Nu's digital bank has become ubiquitous in its home turf of Brazil, where 46% of the country's adult population has an account. The cycle is earlier along in Mexico and Colombia. 

Pierry is increasing his goal for the share price but sticking to his neutral rating on the investment. He feels that the stock is already up 30% over the past month, anticipating what turned out to be a strong quarter. The stock's premium valuation and the overhang of potentially negative regulatory changes to the Brazilian credit card industry have him hesitant to upgrade Nu, but jacking up his price target by 27% is as encouraging as it is notable.

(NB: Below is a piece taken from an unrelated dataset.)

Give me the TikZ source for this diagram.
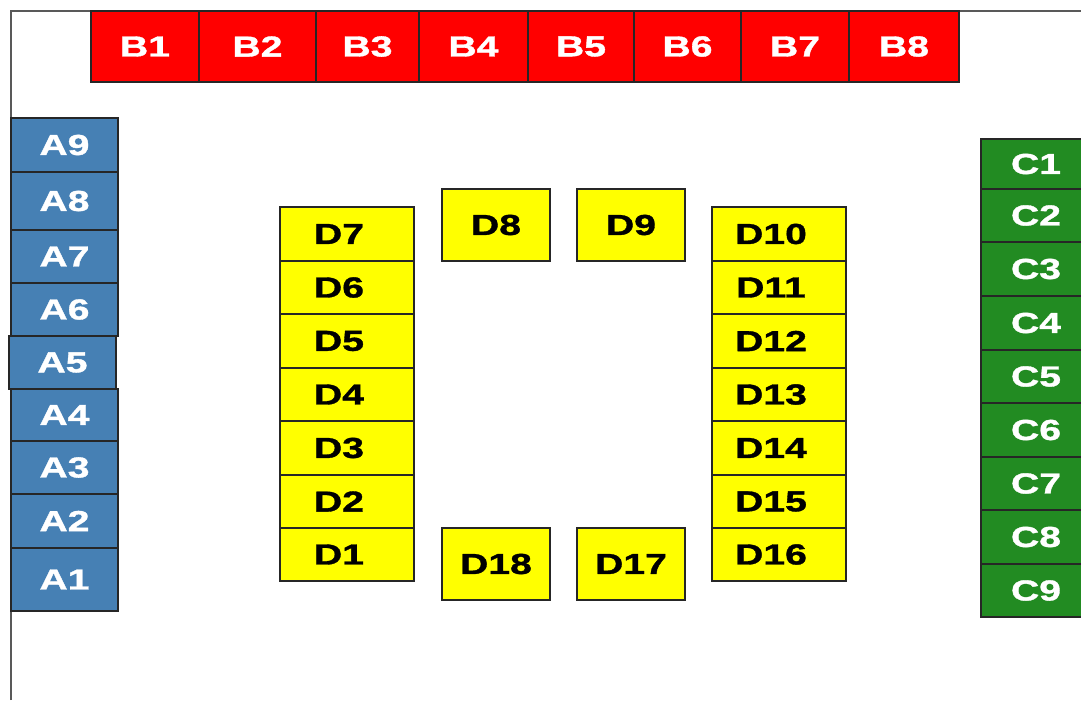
\documentclass[tikz,border=0pt]{standalone}
\usepackage{fontspec}
\usepackage{tikz}
\usetikzlibrary{positioning}
\newfontfamily\seatfont{Liberation Sans}[FakeStretch=1.35, FakeBold=1.2]
\definecolor{seatblue}{RGB}{70,128,180}
\definecolor{seatred}{RGB}{255,0,0}
\definecolor{seatgreen}{RGB}{34,139,34}
\definecolor{seatyellow}{RGB}{255,255,0}

\begin{document}
\begin{tikzpicture}[
        x=0.5pt, y=-0.5pt,
        seat/.style={draw=black!85, line width=0.7pt, rectangle, inner sep=0pt, outer sep=0pt,
            font=\seatfont\bfseries\fontsize{14.5}{14.5}\selectfont},
        aseat/.style={seat, fill=seatblue, text=white, minimum width=53.5pt},
        bseat/.style={seat, fill=seatred, text=white, minimum height=35.5pt},
        cseat/.style={seat, fill=seatgreen, text=white, minimum width=55pt},
        dseat/.style={seat, fill=seatyellow, text=black, minimum width=67pt,
            execute at begin node={\hspace*{-8pt}}},
        dbox/.style={seat, fill=seatyellow, text=black, minimum width=54pt, minimum height=36pt},
        wall/.style={draw=black!65, line width=1pt}
    ]
        \useasboundingbox (0,0) rectangle (1081,713);

        % Walls
        \draw[wall] (11,700) -- (11,11) -- (1081,11);

        % Row B
        \node[bseat, minimum width=54pt, anchor=north west] (b1) at (91,11) {B1};
        \node[bseat, minimum width=58.5pt, right=0pt of b1] (b2) {B2};
        \node[bseat, minimum width=51.5pt, right=0pt of b2] (b3) {B3};
        \node[bseat, minimum width=54.5pt, right=0pt of b3] (b4) {B4};
        \node[bseat, minimum width=53pt, right=0pt of b4] (b5) {B5};
        \node[bseat, minimum width=53.5pt, right=0pt of b5] (b6) {B6};
        \node[bseat, minimum width=54pt, right=0pt of b6] (b7) {B7};
        \node[bseat, minimum width=55pt, right=0pt of b7] (b8) {B8};

        % Column A
        \node[aseat, minimum height=27pt, anchor=north west] (a9) at (11,118) {A9};
        \node[aseat, minimum height=29pt, below=0pt of a9] (a8) {A8};
        \node[aseat, minimum height=26.5pt, below=0pt of a8] (a7) {A7};
        \node[aseat, minimum height=26.5pt, below=0pt of a7] (a6) {A6};
        \node[aseat, minimum height=26.5pt, below=0pt of a6, xshift=-1pt] (a5) {A5};
        \node[aseat, minimum height=26pt, below=0pt of a5, xshift=1pt] (a4) {A4};
        \node[aseat, minimum height=26.5pt, below=0pt of a4] (a3) {A3};
        \node[aseat, minimum height=27pt, below=0pt of a3] (a2) {A2};
        \node[aseat, minimum height=31.5pt, below=0pt of a2] (a1) {A1};

        % Column C
        \node[cseat, minimum height=25pt, anchor=north west] (c1) at (981,139) {C1};
        \node[cseat, minimum height=26.5pt, below=0pt of c1] (c2) {C2};
        \node[cseat, minimum height=27pt, below=0pt of c2] (c3) {C3};
        \node[cseat, minimum height=27pt, below=0pt of c3] (c4) {C4};
        \node[cseat, minimum height=26.5pt, below=0pt of c4] (c5) {C5};
        \node[cseat, minimum height=27pt, below=0pt of c5] (c6) {C6};
        \node[cseat, minimum height=26.5pt, below=0pt of c6] (c7) {C7};
        \node[cseat, minimum height=27pt, below=0pt of c7] (c8) {C8};
        \node[cseat, minimum height=26.5pt, below=0pt of c8] (c9) {C9};

        % Block D, left side
        \node[dseat, minimum height=27pt, anchor=north west] (d7) at (280,207) {D7};
        \node[dseat, minimum height=26.5pt, below=0pt of d7] (d6) {D6};
        \node[dseat, minimum height=27pt, below=0pt of d6] (d5) {D5};
        \node[dseat, minimum height=26.5pt, below=0pt of d5] (d4) {D4};
        \node[dseat, minimum height=27pt, below=0pt of d4] (d3) {D3};
        \node[dseat, minimum height=26.5pt, below=0pt of d3] (d2) {D2};
        \node[dseat, minimum height=26.5pt, below=0pt of d2] (d1) {D1};

        % Block D, right side
        \node[dseat, minimum height=27pt, anchor=north west] (d10) at (712,207) {D10};
        \node[dseat, minimum height=26.5pt, below=0pt of d10] (d11) {D11};
        \node[dseat, minimum height=27pt, below=0pt of d11] (d12) {D12};
        \node[dseat, minimum height=26.5pt, below=0pt of d12] (d13) {D13};
        \node[dseat, minimum height=27pt, below=0pt of d13] (d14) {D14};
        \node[dseat, minimum height=26.5pt, below=0pt of d14] (d15) {D15};
        \node[dseat, minimum height=26.5pt, below=0pt of d15] (d16) {D16};

        % Block D, ends
        \node[dbox, anchor=north west] (d8) at (442,189) {D8};
        \node[dbox, anchor=north west] (d9) at (577,189) {D9};
        \node[dbox, anchor=north west] (d18) at (442,528) {D18};
        \node[dbox, anchor=north west] (d17) at (577,528) {D17};
    \end{tikzpicture}
\end{document}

Someone approaching a piggy bank with a hammer behind the back.

Image source: Getty Images.

It was the worst of times

As Pierry got more optimistic about the direction of Nu stock in the near term, Ashwin Shirvaikar at Citi went the other way. Citi downgraded the stock from buy to neutral following its first-quarter performance. His price target of $7 -- where Pierry currently sits-- has been whittled down to $6.10.

Shirvaikar sees some headwinds that could decelerate the heady growth at Nu. His concerns include interchange caps on pre-paid cards, the deterioration of card payments volume, and the possibility of changes in revolving lines of credit, interest rates, and higher capital requirements. 

It was the age of wisdom

The most successful investors don't merely parrot the advice of Wall Street pros. They pay attention to the bulls; they pay attention to the bears. Then they come to their own conclusions. 

Nu's growth has been impressive and is just scratching the surface. Its average revenue per account is on the rise but is still barely a third of what legacy banks are collecting. It's expanding its offerings -- it rolled out payday loans in Brazil last month. There's a lot of Latin America to explore as the company runs out of room for growth in its home country. 

The risks are certainly there. Fintech stocks are prone to regulatory risks and economic slumps. Latin America also has historically had inflationary and geopolitical concerns. For investors who are comfortable with the substantial risks, the ceiling is high, and it's perfectly fine (if not welcome) when not all analysts see Nu the same way.